Thank you in advance...


----------



## ECS Tuning (Oct 2, 2006)

The disassemble of anything interior wise can be very tricky - take your time and have the right set of tools on hand.


----------



## snobrdrdan (Sep 10, 2008)

I love ECS, but you can buy the same thing from Harbor Freight for only $7

http://www.harborfreight.com/5-piece-auto-trim-and-molding-tool-set-67021.html


----------



## DomozitoLK (Jan 17, 2001)

I would also like to know how to get to the screw on the strip over the glove box. I also have an iPod adapter in my glove box area and unsure how that comes out (or if I need to) to get to the screw to remove the trim. I'm not find any write ups either.

I started applying 3M 1080 Anthracite carbon fiber vinyl wrap over the top dash trim last night. Once i figure out how to get the trim off over the glove box area, I can finish the job.

Thanks in advance!


----------



## jbcc (Feb 11, 2011)

They usually don't even bother putting the screw in. Mine didn't have one. It should just pull right off.


----------



## DomozitoLK (Jan 17, 2001)

jbcc said:


> They usually don't even bother putting the screw in. Mine didn't have one. It should just pull right off.


Okay...good to know. I just didn't want to pull and break the trim because it was held in by a screw.


----------



## DomozitoLK (Jan 17, 2001)

I found this post. Hopefully this will work. I may try and document it with photos and post this somewhere.

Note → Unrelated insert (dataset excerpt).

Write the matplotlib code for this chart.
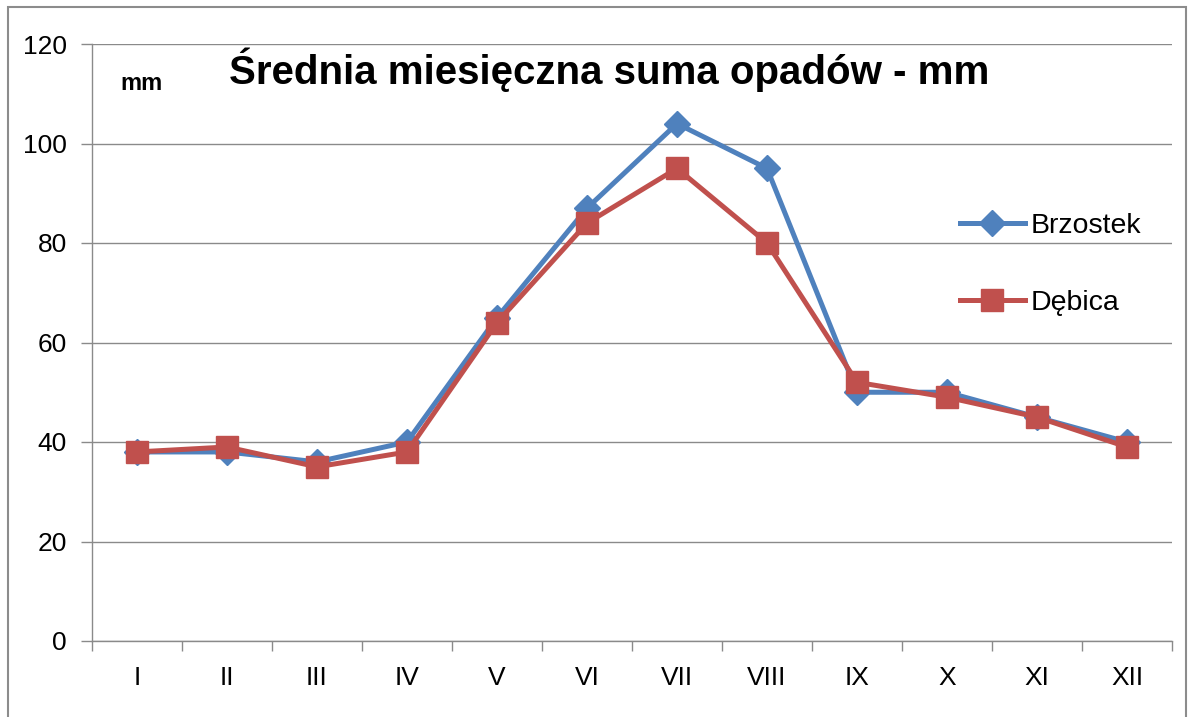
import matplotlib
matplotlib.use("Agg")
import matplotlib.pyplot as plt
import numpy as np

plt.rcParams['font.family'] = ['Liberation Sans', 'DejaVu Sans']

months = ["I", "II", "III", "IV", "V", "VI", "VII", "VIII", "IX", "X", "XI", "XII"]
brzostek = [38, 38, 36, 40, 65, 87, 104, 95, 50, 50, 45, 40]
debica = [38, 39, 35, 38, 64, 84, 95, 80, 52, 49, 45, 39]

W, H = 1192, 717
fig = plt.figure(figsize=(W / 100, H / 100), dpi=100)
fig.patch.set_facecolor("white")

# outer frame
frame = plt.Rectangle((8 / W, -0.02), (1186 - 8) / W, (717 - 7) / H + 0.02,
                      transform=fig.transFigure, fill=False, edgecolor="#8c8c8c", lw=1.5)
fig.patches.append(frame)

left, right = 92 / W, 1172 / W
top, bottom = 1 - 44 / H, 1 - 641 / H
ax = fig.add_axes([left, bottom, right - left, top - bottom])

x = np.arange(len(months))
ax.plot(x, brzostek, color="#4F81BD", lw=3.6, marker="D", markersize=13.5,
        label="Brzostek", zorder=3)
ax.plot(x, debica, color="#C0504D", lw=3.6, marker="s", markersize=16,
        label="Dębica", zorder=4)

ax.set_xlim(-0.5, 11.5)
ax.set_ylim(0, 120)
ax.set_yticks(range(0, 121, 20))
ax.yaxis.grid(True, color="#8a8a8a", lw=1)
ax.set_axisbelow(True)

ax.set_xticks(x)
ax.set_xticklabels(months, fontsize=19)
ax.set_xticks(np.arange(-0.5, 12, 1), minor=True)
ax.tick_params(axis="x", which="major", length=0, pad=18)
ax.tick_params(axis="x", which="minor", length=7, color="#8a8a8a", width=1)
ax.tick_params(axis="y", length=8, color="#8a8a8a", width=1, labelsize=19, pad=10)

for s in ["top", "right"]:
    ax.spines[s].set_visible(False)
for s in ["left", "bottom"]:
    ax.spines[s].set_color("#8a8a8a")
    ax.spines[s].set_linewidth(1)

fig.text(609 / W, 1 - 70 / H, "Średnia miesięczna suma opadów - mm",
         ha="center", va="center", fontsize=29, fontweight="bold")
fig.text(142 / W, 1 - 84 / H, "mm", ha="center", va="center", fontsize=17,
         fontweight="bold")

leg = ax.legend(loc="upper left", bbox_to_anchor=(934 / W, 1 - 187 / H),
                bbox_transform=fig.transFigure, frameon=False, fontsize=20.5,
                handlelength=2.3, labelspacing=1.8, handletextpad=0.2)

fig.savefig("out.png", dpi=100)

http://forums.vwvortex.com/showthread.php?5377624-Dash-trim-removal&highlight=dash+trim



CC'ed said:


> Remove the passenger side close-out cover on the side of the dash (just like the one on the drivers side of the dash, that covers the fuse panel). You can then see one of the clips that holds the trim (above the glove compartment) : Use a screw driver to push the closest clip out from behind, and then you can safely pull the trim off, working towards the clock.


----------



## DomozitoLK (Jan 17, 2001)

I went through the side panel and it was unnecessary. Nothing to push there. Turns out there is no screw present in my 2010 CC and the trim pulls off like the other pieces (though very firmly seated and took some effort to remove). So I finally was able to finish the wrap.


----------



## tad_cc (May 10, 2011)

DomozitoLK said:


> I went through the side panel and it was unnecessary. Nothing to push there. Turns out there is no screw present in my 2010 CC and the trim pulls off like the other pieces (though very firmly seated and took some effort to remove). So I finally was able to finish the wrap.

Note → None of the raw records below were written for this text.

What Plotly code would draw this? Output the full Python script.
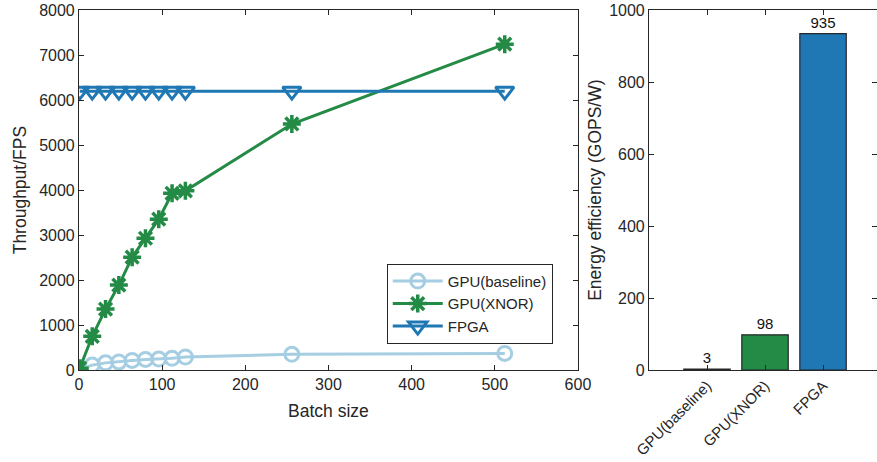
import plotly.graph_objects as go

batch = [1, 16, 32, 48, 64, 80, 96, 112, 128, 256, 512]
gpu_base = [20, 110, 160, 180, 215, 237, 245, 260, 290, 350, 370]
gpu_xnor = [40, 750, 1355, 1890, 2510, 2930, 3355, 3930, 3985, 5470, 7245]
fpga = [6200] * 11

bar_cats = ["GPU(baseline)", "GPU(XNOR)", "FPGA"]
bar_vals = [3, 98, 935]

c_light = "#a6cee3"
c_green = "#238b45"
c_blue = "#1f78b4"
font = "Liberation Sans, Arial, sans-serif"

fig = go.Figure()
fig.add_trace(go.Scatter(x=batch, y=gpu_base, name="GPU(baseline)", mode="lines+markers",
                         line=dict(color=c_light, width=3),
                         marker=dict(symbol="circle-open", size=14, color=c_light, line=dict(width=3))))
fig.add_trace(go.Scatter(x=batch, y=gpu_xnor, name="GPU(XNOR)", mode="lines+markers",
                         line=dict(color=c_green, width=3),
                         marker=dict(symbol="asterisk-open", size=15, color=c_green, line=dict(width=3.5, color=c_green))))
fig.add_trace(go.Scatter(x=batch, y=fpga, name="FPGA", mode="lines+markers",
                         line=dict(color=c_blue, width=3),
                         marker=dict(symbol="triangle-down-open", size=16, color=c_blue, line=dict(width=3))))

fig.add_trace(go.Bar(x=[1, 2, 3], y=bar_vals, xaxis="x2", yaxis="y2", width=0.8,
                     marker=dict(color=[c_light, c_green, c_blue], line=dict(color="#262626", width=1.2)),
                     text=[str(v) for v in bar_vals], textposition="outside",
                     textfont=dict(size=15, color="#111111", family=font),
                     cliponaxis=False, showlegend=False))

axis_common = dict(showline=True, linecolor="#262626", linewidth=1, mirror="ticks",
                   ticks="inside", ticklen=5, tickcolor="#262626", showgrid=False, zeroline=False,
                   automargin=False,
                   tickfont=dict(size=16, color="#262626", family=font))

axis_bar_x = dict(axis_common)
axis_bar_x["tickfont"] = dict(size=15, color="#262626", family=font)

fig.update_layout(
    width=877, height=462,
    margin=dict(l=0, r=0, t=0, b=0),
    plot_bgcolor="white", paper_bgcolor="white",
    font=dict(family=font, size=16, color="#262626"),
    xaxis=dict(domain=[0.090, 0.659], range=[0, 600], dtick=100,
               title=dict(text="Batch size", font=dict(size=17.5), standoff=12), **axis_common),
    yaxis=dict(domain=[0.199, 0.978], range=[0, 8000], dtick=1000,
               title=dict(text="Throughput/FPS", font=dict(size=17.5), standoff=8), **axis_common),
    xaxis2=dict(domain=[0.740, 1.0], range=[0, 3.93], anchor="y2",
                tickvals=[1, 2, 3], ticktext=bar_cats, tickangle=-45, **axis_bar_x),
    yaxis2=dict(domain=[0.199, 0.978], range=[0, 1000], dtick=200, anchor="x2",
                title=dict(text="Energy efficiency (GOPS/W)", font=dict(size=17.5), standoff=3), **axis_common),
    legend=dict(x=0.441, y=0.429, xanchor="left", yanchor="top",
                bordercolor="#262626", borderwidth=1, bgcolor="white",
                font=dict(size=15, family=font), tracegroupgap=0, itemwidth=50),
    bargap=0.2,
)

fig.write_html("out.html", config={"displayModeBar": False},
               post_script="document.body.style.margin='0';")
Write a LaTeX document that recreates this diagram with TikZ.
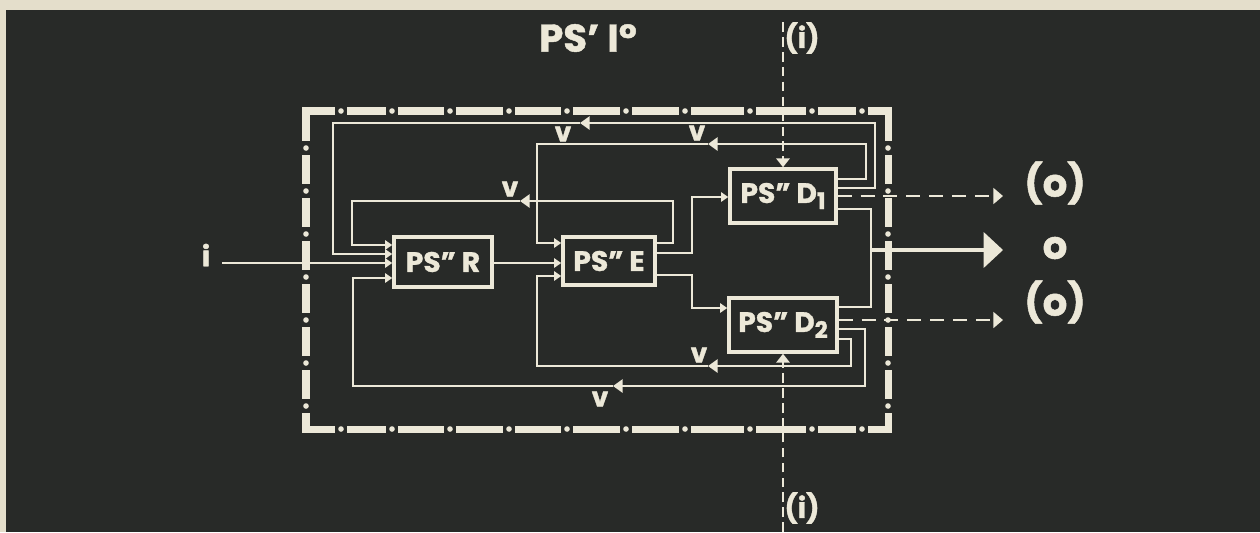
\documentclass[tikz,border=0pt]{standalone}
\usepackage{fontspec}
\setmainfont{Poppins}[BoldFeatures={FakeBold=1.2}]
\usepackage{tikz}
\usetikzlibrary{arrows.meta}

\definecolor{board}{HTML}{282A28}
\definecolor{paper}{HTML}{E4DECB}
\definecolor{ink}{HTML}{ECE8D8}

\newcommand{\boxsub}[1]{\raisebox{-3.5pt}{\fontsize{13}{13}\selectfont #1}}

\tikzset{
  blk/.style={draw=ink,line width=2pt,inner sep=0pt,text=ink,font=\fontsize{16}{16}\selectfont\bfseries},
  wire/.style={draw=ink,line width=1.35pt},
  conn/.style={wire,-{Triangle[length=4pt,width=5.2pt]}},
  fb/.style={wire,-{Triangle[length=5.5pt,width=7.5pt]}},
  sig/.style={wire,dash pattern=on 8pt off 5pt,-{Triangle[length=5.5pt,width=9pt]}},
  ext/.style={wire,line width=1.2pt,dash pattern=on 5.5pt off 3pt,-{Triangle[length=5pt,width=7.5pt]}},
  vlab/.style={text=ink,font=\fontsize{15}{15}\selectfont\bfseries,inner sep=0pt},
  lab/.style={text=ink,font=\fontsize{22}{22}\selectfont\bfseries,inner sep=0pt},
  small lab/.style={text=ink,font=\fontsize{16}{16}\selectfont\bfseries,inner sep=0pt}
}

\begin{document}
\begin{tikzpicture}[x=0.02cm,y=-0.02cm]
\useasboundingbox (0,0) rectangle (1260,532);
\fill[paper] (0,0) rectangle (1260,532);
\fill[board] (6,10) rectangle (1260,532);

% dash-dot frame
\draw[ink,line width=4pt] (306,111) rectangle (888,429);
\foreach \x in {341,392,450,509,567,626,685,750,812,862}
  \foreach \y in {111,429}{
    \fill[board] (\x-6,\y-5) rectangle (\x+6,\y+5);
    \fill[ink] (\x,\y) circle[radius=2.8];
  }
\foreach \y in {148,191,234,277,320,363,406}
  \foreach \x in {306,888}{
    \fill[board] (\x-5,\y-7) rectangle (\x+5,\y+7);
    \fill[ink] (\x,\y) circle[radius=2.8];
  }

\node[lab] (title) at (588,38) {PS’ I°};

% blocks
\node[blk,minimum width=1.96cm,minimum height=1.0cm] (R) at (443,262) {PS” R};
\node[blk,minimum width=1.84cm,minimum height=0.96cm] (E) at (609,261) {PS” E};
\node[blk,minimum width=2.12cm,minimum height=1.08cm] (D1) at (783,196) {PS” D\boxsub{1}};
\node[blk,minimum width=2.16cm,minimum height=1.08cm] (D2) at (783,325) {PS” D\boxsub{2}};

% input
\node[small lab] (inp) at (206,255) {i};
\coordinate (in0) at (222,263);
\draw[conn] (in0) -- (R.west |- in0);
\draw[conn] (R.east |- 0,263) -- (E.west |- 0,263);
\draw[conn] (E.east |- 0,253) -| (692,197) -- (D1.west |- 0,197);
\draw[conn] (E.east |- 0,275) -| (692,308) -- (D2.west |- 0,308);

% feedback loops
\draw[fb] (E.east |- 0,243) -| (673,201) -- (520,201);
\draw[conn] (520,201) -| (352,245) -- (R.west |- 0,245);
\draw[fb] (D1.east |- 0,188) -| (875,123) -- (580,123);
\draw[conn] (580,123) -| (333,254) -- (R.west |- 0,254);
\draw[fb] (D2.east |- 0,329) -| (865,386) -- (613,386);
\draw[conn] (613,386) -| (353,278) -- (R.west |- 0,278);
\draw[fb] (D1.east |- 0,179) -| (866,144) -- (708,144);
\draw[conn] (708,144) -| (537,243) -- (E.west |- 0,243);
\draw[fb] (D2.east |- 0,339) -| (851,366) -- (708,366);
\draw[conn] (708,366) -| (537,276) -- (E.west |- 0,276);
\foreach \x/\y [count=\k] in {510/189,563/134,697/133,699/355,600/399}
  \node[vlab] (v\k) at (\x,\y) {v};

% outputs
\coordinate (oj) at (871,250);
\coordinate (oend) at (1003,250);
\coordinate (s1) at (1003,196);
\coordinate (s2) at (1003,320);
\draw[wire] (D1.east |- 0,209) -| (871,307) -- (D2.east |- 0,307);
\draw[draw=ink,line width=1.9pt,-{Triangle[length=11pt,width=20pt]}] (oj) -- (oend);
\draw[sig] (D1.east |- s1) -- (s1);
\draw[sig] (D2.east |- s2) -- (s2);
\node[lab] (o1) at (1055,183) {(o)};
\node[lab] (o0) at (1055,248) {o};
\node[lab] (o2) at (1055,302) {(o)};

% external inputs
\node[small lab] (itop) at (802,38) {(i)};
\node[small lab] (ibot) at (802,508) {(i)};
\draw[ext] (D1.north |- 0,22) -- (D1.north);
\draw[ext] (D2.south |- 0,532) -- (D2.south);
\end{tikzpicture}
\end{document}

That's really a great news, I was always looking for that mythical clip from the side that has to be pushed out first  Could you please just tell me what is this white stuff that can be seen at the top of the place, where trim is located? Looks like something peeling off, some tape, silver thing?


----------



## DomozitoLK (Jan 17, 2001)

I was in a hurry when I pulled it apart so I didn't check it out too closely. I think it was foam or something. Don't think it was stuck to the back of the trim because there is no residue from it. On a side note, I haven't noticed any unusual rattles since I wrapped the trim pieces in vinyl. But it's only been about a day or so so far.


----------



## mwurman (May 15, 2006)

this is the route im going to go...glass black trim with gun metal chrome in the middle...just going to paint the black, not sure how to do the center..any ideas?


----------